Natalie Vock, a graphics engineer working on Valve’s Linux graphics stack and the RADV Vulkan driver team, has created a set of kernel patches and user-space tools to improve VRAM prioritization on Linux. These updates ensure that foreground games get priority access to fast local GPU memory, while background applications are pushed to slower system RAM instead.
Without this fix, Linux systems do not reliably treat a full-screen game as a higher priority than a browser tab or desktop process when VRAM becomes full. As memory pressure increases, game data may be evicted into the GTT, which is system RAM accessed by the GPU over PCIe. This slower access speed can lead to hitching and frame-time spikes, a problem that is especially common on 8GB graphics cards.
How the Linux VRAM Prioritization Fix Works
Vock’s solution integrates modifications to the Linux kernel for DRM device memory cgroup support and TTM memory management, along with two user-space utilities: dmemcg-booster and plasma-foreground-booster. The first manages memory control, while the second allows KDE Plasma to detect the active full-screen application and prioritize its VRAM usage. Users not using KDE can achieve similar results with newer versions of Gamescope.
In Vock’s testing with Cyberpunk 2077 on an 8GB GPU, the game initially used around 6GB of VRAM and spilled 1.37GB into GTT. After applying the patches, VRAM usage increased to nearly 7.4GB, and GTT spillover decreased to 650MB, marking approximately a 53% reduction.

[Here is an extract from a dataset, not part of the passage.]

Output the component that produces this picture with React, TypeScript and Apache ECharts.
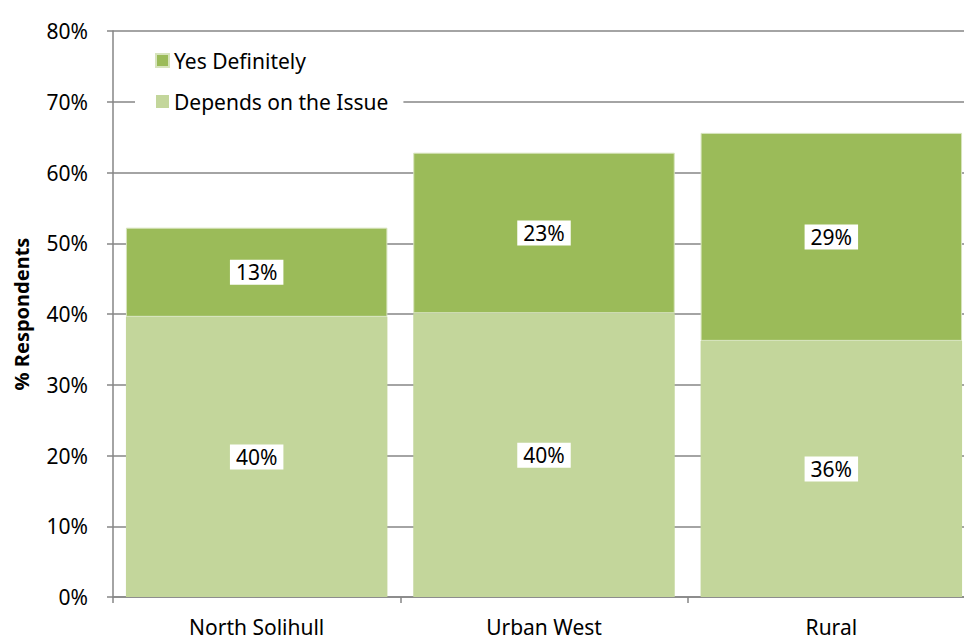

GPU Compatibility and How to Try the VRAM Fix Now
The patches are aimed at AMD’s open Linux graphics stack. Some of the work is reported to also improve Intel Xe GPUs, and an upstream patch has been submitted for Nouveau, the open-source driver for Nvidia graphics cards.
The simplest way to test the fix at the moment is on CachyOS with KDE Plasma, where the necessary kernel updates are being integrated starting with version 7.0rc7-2. These patches have not yet been included in mainstream Linux distributions, and it has not been confirmed whether they will be accepted into the upstream kernel.